We’ve recently acquired an obsession with oysters. Nearly every time we see them on a menu, we order half a dozen…often followed by half a dozen more. (Insert joke about oysters being an aphrodisiac here). In order to consider ourselves ostreaphiles, we felt the need to go straight to the source and explore these bivalve mollusks. Luckily, Los Angeles is just a short road-trip away from the Pacific Northwest, home to a number of world-class oyster farms.
Hog Island claims the favorite title.

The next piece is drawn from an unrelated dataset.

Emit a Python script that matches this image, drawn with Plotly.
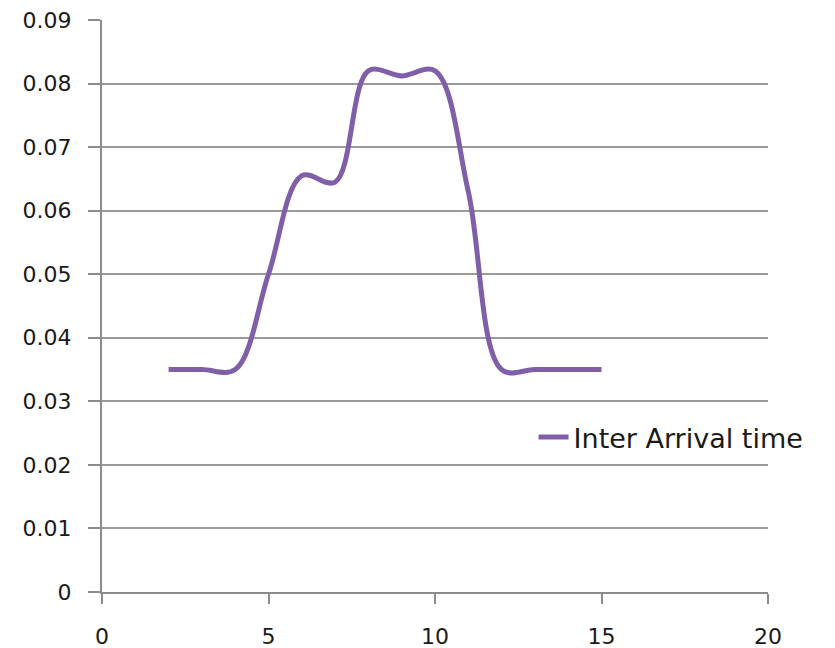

If you live in Nor Cal and have yet to visit Tomales Bay, we urge you to schedule a day trip ASAP. Drive across the Golden Gate Bridge and spend an entire afternoon on Hog Island (pack a picnic, bring plenty of white wine) and bask in the breathtaking views of they Bay, while you enjoy a seemingly endless supply of oysters: raw, grilled, baked or fried.
Terry Sawyer, co-founder of Hog Island Oyster Co., shares an oyster cheat-sheet:
There are five edible species:
- Eastern Oyster (Crassostrea virginica)
- European Flat Oyster (Ostrea edulis)
- Kumamoto Oyster (Crassostrea sikamea)
- Pacific Oyster (Crassostrea gigas)
- Olympia Oyster (Ostrea conchaphila)
Hog Island grows four varieties:
- Pacific aka Sweetwaters – These are large, plum and sweet, as the name suggests.
- Olympia – Smallest in size but biggest in metallic finish.
- Atlantic – Delicate, briny, and more common on the East Coast.
- Kumamoto – Originally from Japan, mild, fruity, buttery flavor—said to be the easiest to love.
Pro tip: Now that you’ve got that down, learn to shuck and don’t be afraid to slurp — it’s part of the fun!